Kongres Luar Biasa (KLB) Gerakan Mahasiswa Nasional Indonesia (GmnI) yang digelar di Medan pada 2016 menuai berbagai kritik, baik dari kalangan internal maupun pihak eksternal organisasi. Sebagai organisasi yang telah melahirkan banyak tokoh nasional, GmnI seharusnya mampu mempertahankan integritas, idealisme, dan visi perjuangannya.Â
Namun, dalam pelaksanaannya, KLB 2016 justru dianggap tidak mencerminkan nilai-nilai yang diusung oleh organisasi ini. Ada beberapa aspek yang menjadi titik sorotan, mulai dari proses pemilihan hingga arah kebijakan yang diambil dalam KLB tersebut.
1. Mekanisme dan Legitimasi KLB
Salah satu kritik utama terhadap KLB GmnI 2016 adalah terkait mekanisme penyelenggaraannya. Beberapa pihak menilai bahwa KLB tersebut tidak memiliki dasar yang kuat dan terkesan dipaksakan. Menurut sebagian besar anggota, penyelenggaraan KLB bukanlah solusi ideal untuk menyelesaikan permasalahan yang terjadi di tubuh GmnI, tetapi justru dapat memperburuk kondisi internal organisasi.
 KLB dianggap hanya dijadikan alat untuk mengonsolidasikan kekuatan dan kepentingan kelompok tertentu tanpa memedulikan mekanisme demokratis yang seharusnya dijunjung tinggi oleh organisasi yang mengklaim berideologi Pancasila ini.
Mekanisme KLB yang dianggap tidak transparan memicu pertanyaan tentang legitimasi hasil-hasil yang dihasilkan. Banyak anggota yang mempertanyakan proses pemilihan dan pengambilan keputusan yang dinilai tidak sesuai dengan prosedur organisasi. Beberapa peserta yang hadir bahkan merasa tidak mendapatkan akses informasi yang cukup mengenai agenda dan prosedur KLB, sehingga banyak keputusan yang diambil tanpa melibatkan seluruh elemen organisasi secara penuh.
2. Kepentingan Elit dan Politik Praktis
Kritik selanjutnya terkait dugaan adanya kepentingan elit dan politik praktis dalam pelaksanaan KLB tersebut. Sebagai organisasi yang seharusnya menjadi wadah perjuangan mahasiswa, GmnI diharapkan tetap netral dan berfokus pada kepentingan rakyat, bukan terjebak dalam kepentingan politik praktis. Namun, KLB 2016 di Medan memperlihatkan indikasi adanya pengaruh eksternal dari aktor-aktor politik yang berkepentingan untuk menguasai GmnI sebagai alat mobilisasi politik.

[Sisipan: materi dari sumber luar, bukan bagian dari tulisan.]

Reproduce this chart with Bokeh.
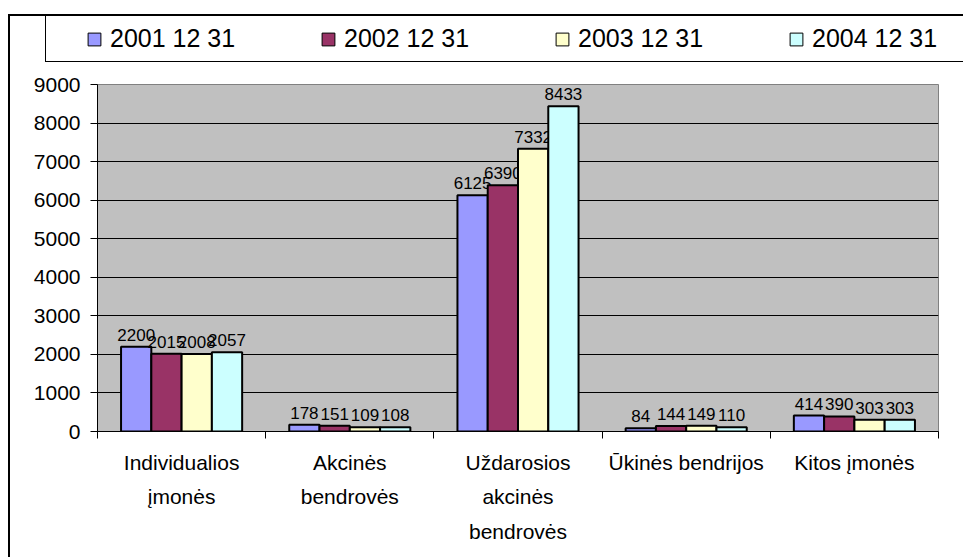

Banyak yang menilai bahwa KLB ini diwarnai oleh tarik-menarik kepentingan dari beberapa elit politik nasional yang melihat GmnI sebagai kekuatan yang potensial untuk dimanfaatkan demi tujuan politik jangka pendek. Kondisi ini menyebabkan GmnI, sebagai organisasi ideologis, kehilangan arah dan menjadi rentan terhadap polarisasi. Keterlibatan elit politik dalam KLB bukan hanya menodai prinsip independensi GmnI, tetapi juga merusak citra organisasi sebagai tempat kaderisasi yang berintegritas.